→ What the exercise asks: Only the lines from the line containing "Write a Python" through the line containing "follicle_ticks = [0.5, 1.0, 1.5, 2.0]" should be reproduced, please, with no pictures.
--
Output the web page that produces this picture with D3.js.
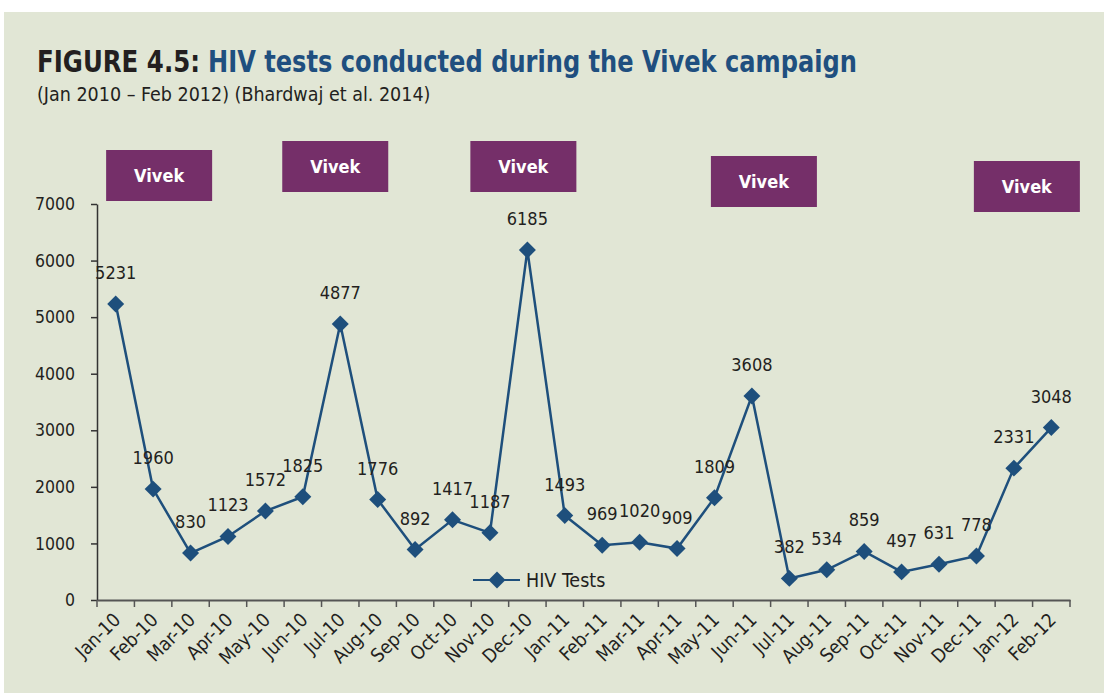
<!DOCTYPE html>
<html>
<head>
<meta charset="utf-8">
<script src="https://cdn.jsdelivr.net/npm/d3@7"></script>
<style>
  body { margin: 0; background: #ffffff; }
  svg text { font-family: "DejaVu Sans Condensed", "Liberation Sans", sans-serif; }
</style>
</head>
<body>
<div id="chart"></div>
<script>
// data
const months = ["Jan-10","Feb-10","Mar-10","Apr-10","May-10","Jun-10","Jul-10","Aug-10","Sep-10","Oct-10","Nov-10","Dec-10",
                "Jan-11","Feb-11","Mar-11","Apr-11","May-11","Jun-11","Jul-11","Aug-11","Sep-11","Oct-11","Nov-11","Dec-11",
                "Jan-12","Feb-12"];
const hivTests = [5231,1960,830,1123,1572,1825,4877,1776,892,1417,1187,6185,
                  1493,969,1020,909,1809,3608,382,534,859,497,631,778,
                  2331,3048];
const yTicks = [0,1000,2000,3000,4000,5000,6000,7000];
const campaignMonths = ["Feb-10","Jul-10","Dec-10","Jun-11","Jan-12"];

// where the "Vivek" boxes sit relative to their month (layout only)
const boxShift = [6, -5, -4, 12, 13];
const boxTop = [150, 141, 141, 156, 161];

const width = 1104, height = 693;
const plotLeft = 97, plotRight = 1070, plotTop = 204, plotBottom = 600;

const blue = "#1e4f7c", purple = "#752f69", ink = "#231f20";

const svg = d3.select("#chart")
    .append("svg")
    .attr("width", width)
    .attr("height", height);

svg.append("rect")
    .attr("x", 4).attr("y", 12)
    .attr("width", width - 4).attr("height", height - 12)
    .attr("fill", "#e1e6d5");

// title, two pieces so each can be squeezed to the reference width
svg.append("text")
    .attr("x", 37).attr("y", 72)
    .attr("textLength", 163)
    .attr("lengthAdjust", "spacingAndGlyphs")
    .attr("fill", ink)
    .style("font-size", "30px")
    .style("font-weight", "bold")
    .text("FIGURE 4.5:");
svg.append("text")
    .attr("x", 208).attr("y", 72)
    .attr("textLength", 649)
    .attr("lengthAdjust", "spacingAndGlyphs")
    .attr("fill", "#1f4f7f")
    .style("font-size", "30px")
    .style("font-weight", "bold")
    .text("HIV tests conducted during the Vivek campaign");

svg.append("text")
    .attr("x", 37).attr("y", 101)
    .attr("fill", ink)
    .style("font-size", "19.5px")
    .text("(Jan 2010 \u2013 Feb 2012) (Bhardwaj et al. 2014)");

const x = d3.scaleBand()
    .domain(months)
    .range([plotLeft, plotRight])
    .padding(0);

const y = d3.scaleLinear()
    .domain([0, 7000])
    .range([plotBottom, plotTop]);

// y axis
const yAxis = svg.append("g")
    .attr("transform", `translate(${plotLeft},0)`)
    .call(d3.axisLeft(y).tickValues(yTicks).tickFormat(d3.format("d"))
        .tickSize(6).tickPadding(16).tickSizeOuter(0));
yAxis.select(".domain").attr("stroke", "#333").attr("stroke-width", 1.5);
yAxis.selectAll(".tick line").attr("stroke", "#333").attr("stroke-width", 1.5);
yAxis.selectAll("text").attr("fill", ink).style("font-size", "17.5px");

// x axis: labels under the month, ticks on the band edges
const xAxis = svg.append("g")
    .attr("transform", `translate(0,${plotBottom})`)
    .call(d3.axisBottom(x).tickSize(0).tickSizeOuter(0));
xAxis.select(".domain").attr("stroke", "#555").attr("stroke-width", 2);
xAxis.selectAll("text")
    .attr("x", 0).attr("y", 0).attr("dy", 0)
    .attr("fill", ink)
    .style("font-size", "19px")
    .style("text-anchor", "end")
    .attr("transform", "translate(6,21) rotate(-45)");

const edges = months.map(m => x(m)).concat([plotRight]);
xAxis.selectAll(".edge")
    .data(edges)
    .enter()
    .append("line")
    .attr("x1", d => d).attr("x2", d => d)
    .attr("y1", 0).attr("y2", 7)
    .attr("stroke", "#555")
    .attr("stroke-width", 1.5);

const dataset = months.map((m, i) => ({ month: m, value: hivTests[i] }));
const cx = d => x(d.month) + x.bandwidth() / 2;

const line = d3.line()
    .x(cx)
    .y(d => y(d.value));

svg.append("path")
    .datum(dataset)
    .attr("fill", "none")
    .attr("stroke", blue)
    .attr("stroke-width", 2.5)
    .attr("d", line);

svg.selectAll(".pt")
    .data(dataset)
    .enter()
    .append("rect")
    .attr("x", -6).attr("y", -6)
    .attr("width", 12).attr("height", 12)
    .attr("fill", blue)
    .attr("transform", d => `translate(${cx(d)},${y(d.value)}) rotate(45)`);

svg.selectAll(".lbl")
    .data(dataset)
    .enter()
    .append("text")
    .attr("x", cx)
    .attr("y", d => y(d.value) - 25)
    .attr("text-anchor", "middle")
    .attr("fill", ink)
    .style("font-size", "18px")
    .text(d => d.value);

// campaign boxes
const boxes = svg.selectAll(".vivek")
    .data(campaignMonths)
    .enter()
    .append("g")
    .attr("transform", (d, i) => `translate(${x(d) + x.bandwidth() / 2 + boxShift[i] - 53},${boxTop[i]})`);
boxes.append("rect")
    .attr("width", 106).attr("height", 51)
    .attr("fill", purple);
boxes.append("text")
    .attr("x", 53).attr("y", 32)
    .attr("text-anchor", "middle")
    .attr("fill", "#ffffff")
    .style("font-size", "18px")
    .style("font-weight", "bold")
    .text("Vivek");

// legend
const legend = svg.append("g").attr("transform", "translate(473,580)");
legend.append("line")
    .attr("x1", 0).attr("x2", 47)
    .attr("stroke", blue).attr("stroke-width", 2);
legend.append("rect")
    .attr("x", -6).attr("y", -6)
    .attr("width", 12).attr("height", 12)
    .attr("fill", blue)
    .attr("transform", "translate(24,0) rotate(45)");
legend.append("text")
    .attr("x", 53).attr("y", 7)
    .attr("fill", ink)
    .style("font-size", "19.5px")
    .text("HIV Tests");
</script>
</body>
</html>
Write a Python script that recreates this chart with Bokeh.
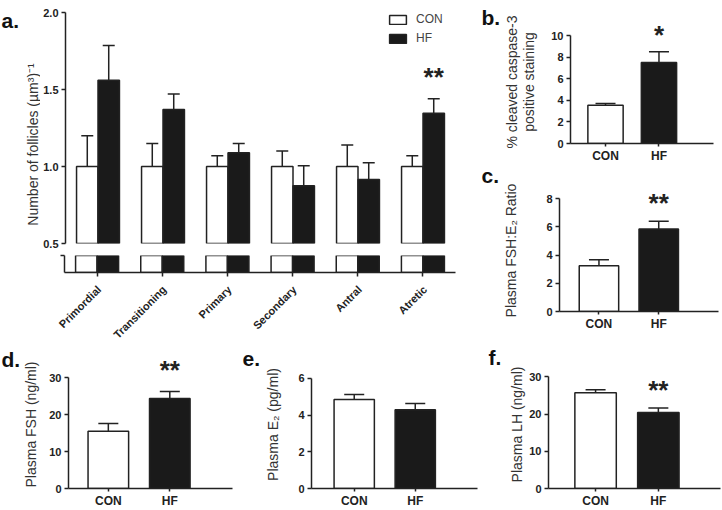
from math import pi
from bokeh.plotting import figure
from bokeh.models import (ColumnDataSource, Whisker, TeeHead, LabelSet,
                          FixedTicker, Range1d, Legend, LegendItem)
from bokeh.layouts import row, column
from bokeh.embed import file_html
from bokeh.resources import INLINE
from bokeh.core.properties import value

# ---------------- data ----------------
groups = ["CON", "HF"]
group_fill = ["white", "#1a1a1a"]

follicle_types = ["Primordial", "Transitioning", "Primary", "Secondary", "Antral", "Atretic"]
follicles_con = [1.0, 1.0, 1.0, 1.0, 1.0, 1.0]
follicles_con_err = [0.20, 0.15, 0.07, 0.10, 0.14, 0.07]
follicles_hf = [1.56, 1.37, 1.09, 0.875, 0.915, 1.345]
follicles_hf_err = [0.225, 0.10, 0.06, 0.13, 0.11, 0.095]
follicles_sig = ["", "", "", "", "", "**"]
follicle_ticks = [0.5, 1.0, 1.5, 2.0]

caspase = [3.55, 7.5]
caspase_err = [0.15, 1.0]
caspase_sig = ["", "*"]
caspase_ticks = [0, 2, 4, 6, 8, 10]

fsh_e2 = [3.25, 5.85]
fsh_e2_err = [0.42, 0.55]
fsh_e2_sig = ["", "**"]
fsh_e2_ticks = [0, 2, 4, 6, 8]

fsh = [15.5, 24.4]
fsh_err = [2.1, 1.9]
fsh_sig = ["", "**"]
fsh_ticks = [0, 10, 20, 30]

e2 = [4.85, 4.29]
e2_err = [0.27, 0.34]
e2_sig = ["", ""]
e2_ticks = [0, 2, 4, 6]

lh = [25.7, 20.4]
lh_err = [0.8, 1.2]
lh_sig = ["", "**"]
lh_ticks = [0, 10, 20, 30]

# ---------------- helpers ----------------
INK = "#222222"
FONT = "Liberation Sans"


def iso(p):
    """Wrap a figure on its own so that layouts do not re-align its borders."""
    return row(p)


def make_fig(box, frame, xr, yr, axes=True):
    bx0, by0, bx1, by1 = box
    fx0, fy0, fx1, fy1 = frame
    kw = {} if axes else dict(x_axis_location=None, y_axis_location=None)
    p = figure(width=round(bx1 - bx0), height=round(by1 - by0),
               x_range=xr, y_range=yr, min_border=0,
               min_border_left=round(fx0 - bx0), min_border_right=round(bx1 - fx1),
               min_border_top=round(fy0 - by0), min_border_bottom=round(by1 - fy1),
               toolbar_location=None, output_backend="svg", **kw)
    p.outline_line_color = None
    p.grid.visible = False
    for ax in p.axis:
        ax.axis_line_color = INK
        ax.axis_line_width = 1.5
        ax.major_tick_line_color = INK
        ax.major_tick_line_width = 1.5
        ax.major_tick_in = 0
        ax.major_tick_out = 4
        ax.minor_tick_line_color = None
        ax.major_label_text_font = FONT
        ax.major_label_text_font_style = "bold"
        ax.major_label_text_font_size = "11px"
        ax.major_label_text_color = INK
        ax.major_label_standoff = 3
        ax.axis_label_text_font = FONT
        ax.axis_label_text_font_style = "normal"
        ax.axis_label_text_font_size = "14px"
        ax.axis_label_text_color = "#333333"
    return p


def text_strip(box):
    """A plain area (no axes) whose frame covers the whole box, for free texts."""
    bx0, by0, bx1, by1 = box
    w, h = round(bx1 - bx0), round(by1 - by0)
    return make_fig(box, box, Range1d(0, w), Range1d(0, h), axes=False)


def letters(p, box, items):
    bx0, by0, bx1, by1 = box
    h = by1 - by0
    p.text(x=[x - bx0 for _, x, _ in items], y=[h - (y - by0) for _, _, y in items],
           text=[t for t, _, _ in items], text_font=value(FONT),
           text_font_style="bold", text_font_size="21px", text_color="#111111",
           text_align="left", text_baseline="alphabetic")


def two_bar_panel(box, axis_frame, frame_top, xr, vals, errs, sig, ticks, ylabel,
                  standoff, star_offset=9):
    fx0, ftick, fx1, fy1 = axis_frame
    top_tick = ticks[-1]
    y_end = top_tick + (ftick - frame_top) * (top_tick - ticks[0]) / (fy1 - ftick)
    pos = list(range(1, len(groups) + 1))
    p = make_fig(box, (fx0, frame_top, fx1, fy1), Range1d(*xr), Range1d(ticks[0], y_end))
    src = ColumnDataSource(dict(x=pos, top=vals, upper=[v + e for v, e in zip(vals, errs)],
                                fill=group_fill, sig=sig))
    p.vbar(x="x", top="top", bottom=0, width=0.66, fill_color="fill",
           line_color=INK, line_width=1.5, source=src)
    p.add_layout(Whisker(source=src, base="x", lower="top", upper="upper",
                         line_color=INK, line_width=1.5, lower_head=None,
                         upper_head=TeeHead(size=20, line_color=INK, line_width=1.5)))
    p.add_layout(LabelSet(source=src, x="x", y="upper", text="sig", y_offset=star_offset,
                          text_align="center", text_baseline="alphabetic",
                          text_font=value(FONT), text_font_style="bold",
                          text_font_size="26px", text_color=INK))
    p.xaxis.ticker = FixedTicker(ticks=pos)
    p.xaxis.major_label_overrides = {x: g for x, g in zip(pos, groups)}
    p.xaxis.major_label_text_font_size = "12px"
    p.xaxis.major_tick_out = 3
    p.xaxis.major_label_standoff = 2
    p.yaxis.ticker = FixedTicker(ticks=ticks)
    p.yaxis.bounds = (ticks[0], top_tick)
    p.yaxis.axis_label = ylabel
    p.yaxis.axis_label_standoff = standoff
    return p


# ---------------- panel a (broken axis) ----------------
A_LEFT, A_RIGHT = 64, 455
xa = list(range(len(follicle_types)))
x_con = [x - 0.165 for x in xa]
x_hf = [x + 0.165 for x in xa]
unit_a = (A_RIGHT - A_LEFT) / len(xa)

src_con = ColumnDataSource(dict(x=x_con, top=follicles_con,
                                upper=[v + e for v, e in zip(follicles_con, follicles_con_err)]))
src_hf = ColumnDataSource(dict(x=x_hf, top=follicles_hf,
                               upper=[v + e for v, e in zip(follicles_hf, follicles_hf_err)],
                               sig=follicles_sig))

pa = make_fig((40, 0, 470, 249), (A_LEFT, 12, A_RIGHT, 243), Range1d(-0.5, 5.5),
              Range1d(follicle_ticks[0], follicle_ticks[-1]))
r_con = pa.vbar(x="x", top="top", bottom=0, width=0.33, fill_color=group_fill[0],
                line_color=INK, line_width=1.5, source=src_con)
r_hf = pa.vbar(x="x", top="top", bottom=0, width=0.33, fill_color=group_fill[1],
               line_color=INK, line_width=1.5, source=src_hf)
for s in (src_con, src_hf):
    pa.add_layout(Whisker(source=s, base="x", lower="top", upper="upper",
                          line_color=INK, line_width=1.5, lower_head=None,
                          upper_head=TeeHead(size=12, line_color=INK, line_width=1.5)))
pa.add_layout(LabelSet(source=src_hf, x="x", y="upper", text="sig", y_offset=13,
                       text_align="center", text_baseline="alphabetic",
                       text_font=value(FONT), text_font_style="bold",
                       text_font_size="26px", text_color=INK))
pa.xaxis.visible = False
pa.yaxis.ticker = FixedTicker(ticks=follicle_ticks)
pa.yaxis.major_label_overrides = {t: f"{t:.1f}" for t in follicle_ticks}
legend = Legend(items=[LegendItem(label=groups[0], renderers=[r_con]),
                       LegendItem(label=groups[1], renderers=[r_hf])],
                location=(386 - A_LEFT, 243 - 45),
                glyph_width=21, glyph_height=11, label_standoff=8, spacing=5,
                padding=0, margin=0, border_line_color=None, background_fill_alpha=0,
                label_text_font=FONT, label_text_font_size="12px", label_text_color="#444444")
pa.add_layout(legend)

pa2 = make_fig((40, 249, 470, 278), (A_LEFT, 255, A_RIGHT, 272), pa.x_range, Range1d(0, 0.1))
pa2.vbar(x="x", top="top", bottom=0, width=0.33, fill_color=group_fill[0],
         line_color=INK, line_width=1.5, source=src_con)
pa2.vbar(x="x", top="top", bottom=0, width=0.33, fill_color=group_fill[1],
         line_color=INK, line_width=1.5, source=src_hf)
pa2.yaxis.ticker = FixedTicker(ticks=[0.1])
pa2.yaxis.major_label_overrides = {0.1: ""}
pa2.xaxis.ticker = FixedTicker(ticks=xa)
pa2.xaxis.major_label_overrides = {x: "" for x in xa}
pa2.xaxis.major_label_text_font_size = "1px"
pa2.xaxis.major_label_standoff = 0

# category names, rotated, on the same x scale as panel a
LBL_LEFT = 24
pa3 = make_fig((0, 278, 470, 340), (LBL_LEFT, 278, A_RIGHT, 340),
               Range1d(-0.5 - (A_LEFT - LBL_LEFT) / unit_a, 5.5), Range1d(0, 62), axes=False)
pa3.text(x=xa, y=[53] * len(xa), text=follicle_types, angle=pi / 4, x_offset=2,
         text_align="right", text_baseline="middle", text_font=value(FONT),
         text_font_style="bold", text_font_size="11px", text_color=INK)

# left gutter of panel a: panel letter + rotated y-axis title
ga_box = (0, 0, 40, 278)
ga = text_strip(ga_box)
letters(ga, ga_box, [("a.", 1, 20)])
ga.text(x=[32], y=[278 - 144], text=["Number of follicles (µm³)⁻¹"], angle=pi / 2,
        text_align="center", text_baseline="middle", text_font=value(FONT),
        text_font_size="14px", text_color="#333333")

# gutter with letters b. and c.
gbc_box = (470, 0, 500, 340)
gbc = text_strip(gbc_box)
letters(gbc, gbc_box, [("b.", 481, 17), ("c.", 481, 175)])

# ---------------- panels b - f ----------------
pb = two_bar_panel((500, 0, 722, 172), (556.7, 35, 713, 142.7), 20, (0.345, 3.02),
                   caspase, caspase_err, caspase_sig, caspase_ticks,
                   "% cleaved caspase-3\npositive staining", 11, 8)
pb.yaxis.axis_label_text_line_height = 1.1
pc = two_bar_panel((500, 172, 722, 340), (551.7, 198.3, 718, 311), 189, (0.34, 3.0),
                   fsh_e2, fsh_e2_err, fsh_e2_sig, fsh_e2_ticks,
                   "Plasma FSH:E₂ Ratio", 24, 9)

gd_box, ge_box, gf_box = (0, 340, 20, 510), (240, 340, 262, 510), (480, 340, 506, 510)
gd, ge, gf = text_strip(gd_box), text_strip(ge_box), text_strip(gf_box)
letters(gd, gd_box, [("d.", 1, 359)])
letters(ge, ge_box, [("e.", 242, 358)])
letters(gf, gf_box, [("f.", 488, 357)])

pd = two_bar_panel((20, 340, 240, 510), (65, 377.7, 231.7, 491), 360, (0.352, 3.02),
                   fsh, fsh_err, fsh_sig, fsh_ticks, "Plasma FSH (ng/ml)", 7, 12)
pe = two_bar_panel((262, 340, 480, 510), (306.7, 378.3, 476.7, 491), 360, (0.30, 3.02),
                   e2, e2_err, e2_sig, e2_ticks, "Plasma E₂ (pg/ml)", 14)
pf = two_bar_panel((506, 340, 722, 510), (546.7, 376.7, 720, 491), 360, (0.25, 2.99),
                   lh, lh_err, lh_sig, lh_ticks, "Plasma LH (ng/ml)", 1, 9)

left_top = column(row(iso(ga), column(iso(pa), iso(pa2))), iso(pa3))
right_top = column(iso(pb), iso(pc))
layout = column(
    row(left_top, iso(gbc), right_top),
    row(iso(gd), iso(pd), iso(ge), iso(pe), iso(gf), iso(pf)),
)

open("out.html", "w").write(file_html(layout, INLINE))
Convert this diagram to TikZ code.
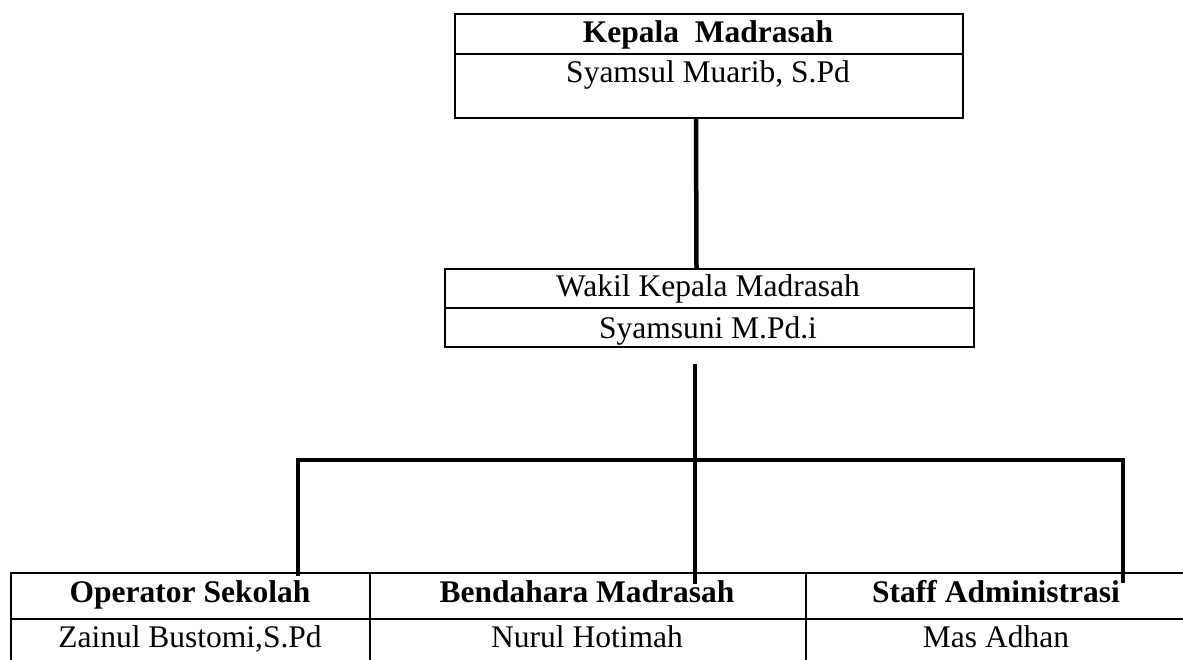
\documentclass[tikz,border=0pt]{standalone}
\usepackage{fontspec}
\setmainfont{Liberation Serif}
\begin{document}
\begin{tikzpicture}[x=1pt,y=-1pt,
  cell/.style={draw=black, line width=2pt, inner sep=0pt, anchor=north west},
  txt/.style={inner sep=0pt, anchor=base, font=\fontsize{31.5}{36}\selectfont},
  btxt/.style={txt, font=\fontsize{31.5}{36}\selectfont\bfseries},
  conn/.style={line width=4.5pt, line join=miter, black}]
\useasboundingbox (0,0) rectangle (1183,660);
% top box
\node[cell, minimum width=508pt, minimum height=40pt] (k1) at (454,13) {};
\node[cell, minimum width=508pt, minimum height=64pt] (k2) at (454,53) {};
\node[btxt] (kt) at (708,43) {Kepala\ \ Madrasah};
\node[txt] (kn) at (708,83) {Syamsul Muarib, S.Pd};
% middle box
\node[cell, minimum width=529pt, minimum height=39pt] (w1) at (444,268) {};
\node[cell, minimum width=529pt, minimum height=39pt] (w2) at (444,307) {};
\node[txt] (wt) at (708,297) {Wakil Kepala Madrasah};
\node[txt] (wn) at (708,338) {Syamsuni M.Pd.i};
% table
\node[cell, minimum width=359pt, minimum height=46pt] (o1) at (10,572) {};
\node[cell, minimum width=436pt, minimum height=46pt] (b1) at (369,572) {};
\node[cell, minimum width=382pt, minimum height=46pt] (s1) at (805,572) {};
\node[cell, minimum width=359pt, minimum height=48pt] (o2) at (10,618) {};
\node[cell, minimum width=436pt, minimum height=48pt] (b2) at (369,618) {};
\node[cell, minimum width=382pt, minimum height=48pt] (s2) at (805,618) {};
\node[btxt] (ot) at (190,602) {Operator Sekolah};
\node[btxt] (bt) at (587,602) {Bendahara Madrasah};
\node[btxt] (st) at (996,602) {Staff Administrasi};
\node[txt] (on) at (190,647) {Zainul Bustomi,S.Pd};
\node[txt] (bn) at (587,647) {Nurul Hotimah};
\node[txt] (sn) at (996,647) {Mas Adhan};
% connectors
\coordinate (bl) at (298,460);
\coordinate (bm) at (695,460);
\coordinate (br) at (1123,460);
\draw[conn] ([xshift=-13pt]k2.south) -- ([xshift=-13pt]w1.north);
\draw[conn] (695,364) -- (bm);
\draw[conn] (298,576) -- (bl) -- (br) -- (1123,583);
\draw[conn] (bm) -- (695,584);
\end{tikzpicture}
\end{document}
--
→ Exercise response:
Write a Python script that recreates this chart with Bokeh.
from math import pi
from bokeh.plotting import figure
from bokeh.models import (ColumnDataSource, Whisker, TeeHead, LabelSet,
                          FixedTicker, Range1d, Legend, LegendItem)
from bokeh.layouts import row, column
from bokeh.embed import file_html
from bokeh.resources import INLINE
from bokeh.core.properties import value

# ---------------- data ----------------
groups = ["CON", "HF"]
group_fill = ["white", "#1a1a1a"]

follicle_types = ["Primordial", "Transitioning", "Primary", "Secondary", "Antral", "Atretic"]
follicles_con = [1.0, 1.0, 1.0, 1.0, 1.0, 1.0]
follicles_con_err = [0.20, 0.15, 0.07, 0.10, 0.14, 0.07]
follicles_hf = [1.56, 1.37, 1.09, 0.875, 0.915, 1.345]
follicles_hf_err = [0.225, 0.10, 0.06, 0.13, 0.11, 0.095]
follicles_sig = ["", "", "", "", "", "**"]
follicle_ticks = [0.5, 1.0, 1.5, 2.0]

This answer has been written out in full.